Use products with high amounts of alcohol
A small amount of alcohol in your products isn’t always a bad thing, contrary to popular opinion. Used properly, alcohol can help increase a product’s efficacy. However, if a product—like a toner—has high amounts of alcohol, it is very likely that it will dry out your skin. The takeaway here is to make sure to always research the ingredients before buying a new product, and do a patch test first whenever possible to be sure it doesn’t dry you out.
Use powerful facial cleansers
It is imperative for people with dry skin to avoid stripping their skin with overly harsh cleansers. Yes, you absolutely need to do a good job of removing your makeup at night, but that doesn’t mean your skin needs to feel tight and itchy afterwards.
Use a million face masks
Face masks can be a lot of fun, and sometimes you just want to post a scream-inducing mask selfie on Instagram. If you have dry skin, however, you need to be very choosy about which masks you put on your face. Many masks that promise to purify, shrink pores and remove blackheads are extremely drying. Instead, look for masks that offer hydration, soothing, or added moisture.
Use powder or matte makeup
First, a disclaimer: we’re not saying that if you have dry skin, there is no powder or matte makeup out there that will work for you. It’s definitely possible, but as a general rule, however, you should try to stick to cream or liquid makeup that promises a dewy finish. Most matte and powder makeup will only emphasize dry skin and can easily look caked-on.
Natural remedies can typically resolve the problem. However, consult your doctor if dryness and itching interfere with your sleep–or if home treatment does not improve your condition.
Applying moisturizer to dry skin creates a seal that prevents moisture from escaping.
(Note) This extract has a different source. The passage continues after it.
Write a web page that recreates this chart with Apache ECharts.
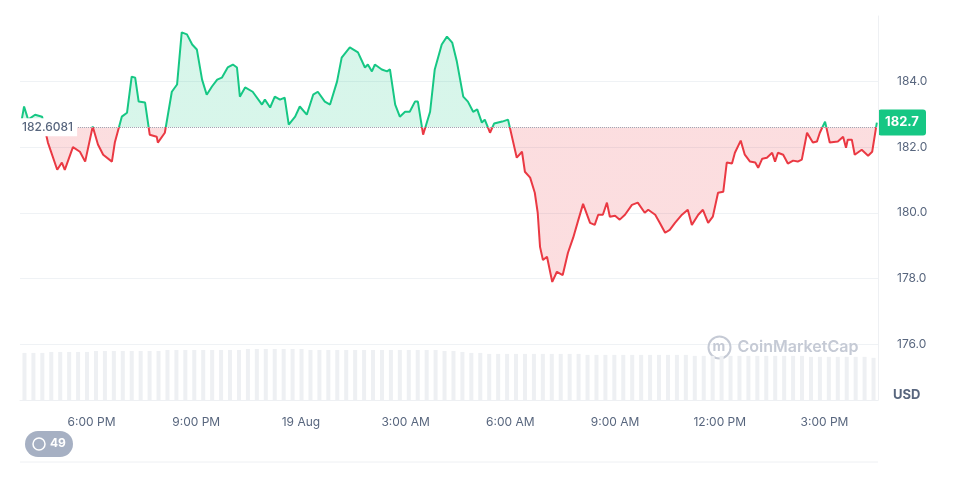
<!DOCTYPE html>
<html><head><meta charset="utf-8">
<script src="https://cdn.jsdelivr.net/npm/echarts@6/dist/echarts.min.js"></script>
<style>html,body{margin:0;padding:0;background:#fff}#c{width:974px;height:497px}</style>
</head><body><div id="c"></div>
<script>
// minutes relative to 19 Aug 00:00
const times = [-480,-476,-469,-457,-445,-435,-419,-411,-406,-392,-380,-371,-358,-349,-340,-325,-320,-308,-299,-291,-285,-279,-268,-260,-248,-246,-234,-222,-213,-205,-196,-187,-179,-170,-162,-153,-144,-136,-126,-117,-110,-105,-96,-83,-67,-62,-53,-45,-36,-28,-21,-10,-2,10,21,29,41,50,62,70,84,98,110,115,122,127,139,148,153,162,170,179,187,196,201,210,222,230,242,251,260,268,279,287,296,303,311,316,325,332,346,356,371,380,385,394,402,407,411,416,423,432,440,450,459,468,476,485,497,505,511,519,526,531,540,548,557,569,579,591,597,609,617,626,634,643,655,665,672,683,691,700,708,717,726,732,741,746,756,763,772,781,786,793,801,810,815,820,829,837,846,854,861,870,880,887,892,901,909,923,932,937,940,947,952,964,975,982,990];
const prices = [182.84,183.24,182.84,182.99,182.93,182.14,181.31,181.53,181.31,182.0,181.86,181.56,182.63,182.08,181.77,181.56,182.14,182.93,183.05,184.15,184.12,183.39,183.36,182.38,182.32,182.14,182.44,183.69,183.91,185.5,185.44,185.13,184.98,184.06,183.6,183.85,184.06,184.12,184.43,184.52,184.43,183.54,183.82,183.69,183.3,183.45,183.21,183.54,183.45,183.51,182.69,182.93,183.24,182.99,183.6,183.69,183.39,183.3,184.0,184.73,185.04,184.89,184.43,184.52,184.31,184.52,184.37,184.31,184.37,183.3,182.93,183.08,183.08,183.39,183.39,182.38,183.08,184.37,185.13,185.37,185.19,184.61,183.54,183.39,183.08,183.15,182.75,182.84,182.44,182.72,182.78,182.84,181.68,181.86,181.25,181.07,180.61,180.0,178.96,178.56,178.66,177.89,178.2,178.1,178.78,179.24,179.73,180.27,179.69,179.63,179.94,179.94,180.31,179.88,179.91,179.79,179.94,180.24,180.31,180.0,180.09,179.94,179.69,179.39,179.48,179.69,179.94,180.09,179.63,179.94,180.09,179.69,179.88,180.61,180.64,181.53,181.5,181.83,182.2,181.77,181.56,181.53,181.37,181.65,181.68,181.83,181.56,181.83,181.77,181.5,181.59,181.56,181.62,182.44,182.14,182.17,182.44,182.78,182.14,182.17,182.32,181.98,182.23,182.23,181.77,181.92,181.74,181.86,182.75];
const volumes = [48,48,48,49,49,49,49,49,50,50,50,50,50,50,50,50,51,51,51,51,51,51,51,51,51,52,52,52,52,52,52,52,51,51,51,51,51,51,51,51,51,51,51,51,51,51,51,50,50,49,48,48,47,47,47,47,47,47,47,47,47,47,47,46,46,46,46,46,46,46,46,46,46,46,46,45,45,45,45,45,45,45,45,45,45,45,45,45,44,44,44,44,44,44,44,43];
const tickValues = [-360,-180,0,180,360,540,720,900];
const tickLabels = ['6:00 PM','9:00 PM','19 Aug','3:00 AM','6:00 AM','9:00 AM','12:00 PM','3:00 PM'];
const yTicks = [176,178,180,182,184];
const baseline = 182.6081;
const lastPrice = 182.75;

const data = times.map((t,i)=>[t,prices[i]]);
const chart = echarts.init(document.getElementById('c'));
chart.setOption({
  animation:false,
  grid:[{left:20,right:96,top:16,bottom:97},{left:20,right:96,top:349,bottom:97}],
  xAxis:[{type:'value',gridIndex:0,min:-483,max:992,
    axisLine:{show:true,onZero:false,lineStyle:{color:'#eef0f3'}},
    axisTick:{show:false},splitLine:{show:false},
    axisLabel:{customValues:tickValues,formatter:v=>tickLabels[tickValues.indexOf(v)]||'',color:'#58667e',fontSize:12,fontFamily:'Inter',margin:16}},
   {type:'category',gridIndex:1,data:volumes.map((v,i)=>i),show:false}],
  yAxis:[{type:'value',gridIndex:0,position:'right',min:174.29,max:186.0,
    axisLine:{show:true,onZero:false,lineStyle:{color:'#eef0f3'}},axisTick:{show:false,customValues:yTicks},
    splitLine:{show:true,lineStyle:{color:'#eff2f5'}},
    axisLabel:{customValues:yTicks,formatter:v=>v.toFixed(1),color:'#58667e',fontSize:12,fontFamily:'Inter',margin:19}},
   {type:'value',gridIndex:1,min:0,max:52,show:false}],
  visualMap:{show:false,type:'piecewise',seriesIndex:1,dimension:1,
    pieces:[{gt:baseline,lte:300,color:'#16c784'},{gte:0,lte:baseline,color:'#ea3943'}]},
  series:[
    {type:'bar',xAxisIndex:1,yAxisIndex:1,data:volumes,barCategoryGap:'55%',itemStyle:{color:'#eef0f3'},silent:true},
    {type:'line',data:data,showSymbol:false,lineStyle:{width:2},z:3,
      areaStyle:{origin:baseline,opacity:0.17},
      markLine:{symbol:'none',silent:true,
        data:[{yAxis:baseline,lineStyle:{type:'dotted',color:'#a0a7b4',width:1},
               label:{position:'insideStart',formatter:'182.6081',color:'#58667e',fontSize:12,fontWeight:500,fontFamily:'Inter',backgroundColor:'#fff',padding:[3,4],distance:-2}}]}}]
});
const py = chart.convertToPixel({yAxisIndex:0}, lastPrice);
chart.setOption({graphic:[
    {type:'text',left:893,top:389,style:{text:'USD',fill:'#58667e',font:'bold 13px Inter'}},
    {type:'group',left:706,top:334,children:[
      {type:'circle',shape:{cx:12,cy:12,r:11},style:{fill:'none',stroke:'#c5cad5',lineWidth:2}},
      {type:'text',left:5,top:4,style:{text:'m',fill:'#c5cad5',font:'bold 14px Inter'}},
      {type:'text',left:30,top:4,style:{text:'CoinMarketCap',fill:'#c5cad5',font:'600 16px Inter'}}]},
    {type:'group',left:25,top:431,children:[
      {type:'rect',shape:{x:0,y:0,width:48,height:26,r:13},style:{fill:'#a6b0c3'}},
      {type:'circle',shape:{cx:14,cy:13,r:6},style:{fill:'none',stroke:'#fff',lineWidth:1.5}},
      {type:'text',x:25,y:6,style:{text:'49',fill:'#fff',font:'bold 12px Inter'}}]},
    {type:'line',shape:{x1:20,y1:462,x2:878,y2:462},style:{stroke:'#eef0f3',lineWidth:1}},
    {type:'group',x:878,y:py-13,z:10,children:[
      {type:'rect',shape:{x:0,y:0,width:48,height:26,r:3},style:{fill:'#16c784'}},
      {type:'text',x:24,y:13,style:{text:'182.7',fill:'#fff',font:'bold 13px Inter',align:'center',verticalAlign:'middle'}}]}
]});
</script></body></html>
Try an oil-based moisturizer, such as baby oil, for extremely dry skin because it lasts longer than other types of moisturizers.
Milk it down
If your itchy winter dry skin is driving you nuts, “go to the refrigerator and get a quart of milk. Pour it into a bowl or basin. Dip a washcloth or a piece of gauze in the cold milk, and apply it to your skin for 5 minutes,” says Dr. Taylor. “Milk has anti-inflammatory properties that often take the itch away. It stops the itch-scratch cycle.”
Sea salt can hydrate even the driest skin when used in a bath or as a salt scrub. In the book “1,801 Home Remedies: Trustworthy Treatments for Everyday Health Problems,” the Reader’s Digest Association suggests adding a cup of sea salt to a tub of warm water and soaking for at least 20 minutes to nourish extremely dry skin.
Aloe Vera Gel
Aloe vera gel has soothing, healing and moisturizing properties when used topically on extremely dry skin, according to Phyllis A. Balch in “Prescription for Nutritional Healing.” It works especially well on flaky skin, as it gently sloughs away the top layer of dead skin cells.
Honey tightens, softens and moisturizes dry skin. Brigitte Mars, author of “Beauty By Nature,” suggests applying pure honey directly to extremely dry skin, and tapping the area lightly with your fingertips for about 2 minutes.
Grease and seal super-dry spots
Often, the very driest of dry skin occurs on your heels, hands, and elbows. But you can seal them with grease too, says Dr. Glaser. Wear gloves to bed over greased-up raw, sore hands. Wear socks over your cracked heels. And wear a long-sleeved pajama top or T-shirt with snugly fitting sleeves over chapped elbows.